Housing forecasts, not unlike batting practice for baseball players, are a ritual for the industry that provides new shelter for Americans.
Despite a continuing torrid housing market in many areas - against a backdrop of rising mortgage interest rates - predictions for residential construction remain moderately strong through the rest of 1978.
A year ago, most of the forecasts for 1978 were off the mark on the down side because residential construction was on the upswing from a depressed market in 1974 and 1975. The 1976 total of 1.5 million was average but on the upswing. Then, single-family starts hit a new high (1.45 million) in 1977 to push the year-end total to nearly 2 million.
Now, a consensus of views indicates that starts are expected to total 1.8 million units in 1978. While that's an annual downturn of nearly 200,000 dwellings, all in the single-family category, the market performance to date has been strong both in production and sales.
This year's performance may take place against a backdrop of rising mortgage interest rates, which were averaging 8 3/4 percent last summer and are now up to 9 1/2 percent.
Experts who gathered under the roof of the National Association of Home Builders this week said they fear that a 10 percent mortgage rate may become a reality by the end of the year. They also indicated that inordinate inflation is expected to continue.
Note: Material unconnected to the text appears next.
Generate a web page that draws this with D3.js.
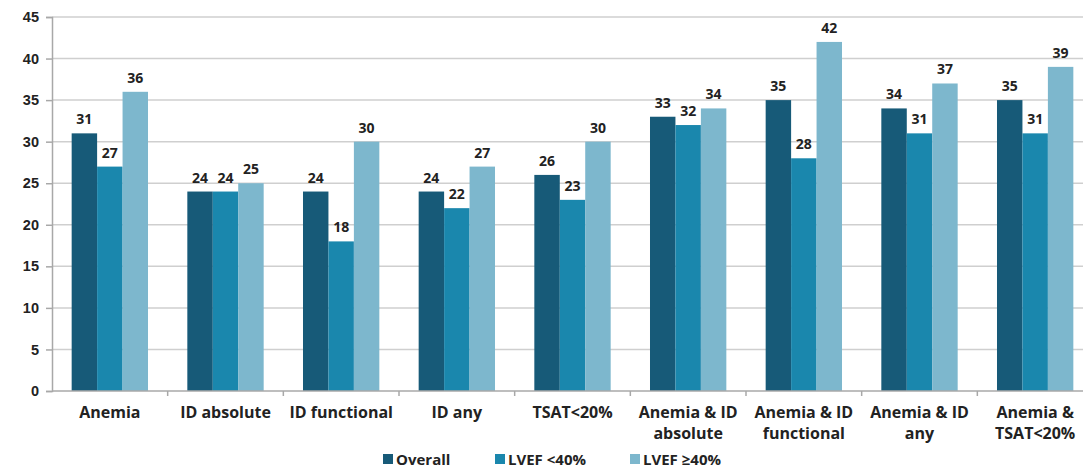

One economic consultant, who last November predicted a decline in starts to 1.75 this year on the basis that the economy "would run out of gas," now sees a decline of housing starts in the latter half of this year to a year-end total of 1.8 million.
Leonard Santow, of J. Henry Schroder Banking Corp. in Chicago, also sees starts dipping of 1.5 million in 1979 and then bottoming early in 1980, with Americans likely to experience repayment problems on outstanding credit. One reason: the federal budget outlook is "grim" and softness in housing resales (now strong) is likely to develop and affect new house sales to move-up buyers.
NAHB chief economist Michael Sumichrast reported that costs of housing were continuing to rise and he said there would be no relief from the pattern that produced a 15 percent increase in 1977.
Morris Mark, of the investment firm of Goldman, Sachs Co., reported that builders are disciplining themselves against possible overbuilding this year. He said there is no fear that there will be a housing pratfall such as the one in 1974.
Jay Janis, a former builder who is undersecretary of the Department of Housing and Urban Development, balanced pros and cons in current housing market to come up with a forecast of 1.8 million housing units this year. He said there was also a possibility that 10 percent mortgage interest rates would cause starts and sales to fall. Janis said mortgage credit is currently "adequate."
Janis reported that there is increasing consumer use of graduated mortgage payment loans introduced earlier this year by HUD. With these loans, initial payments are lower for buyers of moderately priced houses.
Professor Kenneth Rosen of Princeton University commented that the push pressure on interest rates is "ominous" and he said inflation could get worse. He predicted that there would be no dimunition of consumer demand for housing but said household formations may level off 1979.
Two economists representing the savings and loan industry acknowledged that there have been recent declines in new savings but they discounted the chances of any major disintermediation of funds.
In the Nation's Capital, housing and real estate professionals are still showing delight in the continuing high level of new and existing home sales. The totals for the first four months of this year have been stronger than expected, mainly because the upturn in interest rates has not yet turned off consumers.
However, new home permits declined 13 percent in the first quarter of this year to 3,825 units in this metro area, with Montgomery County showing an upturn while Fairfax had a decline.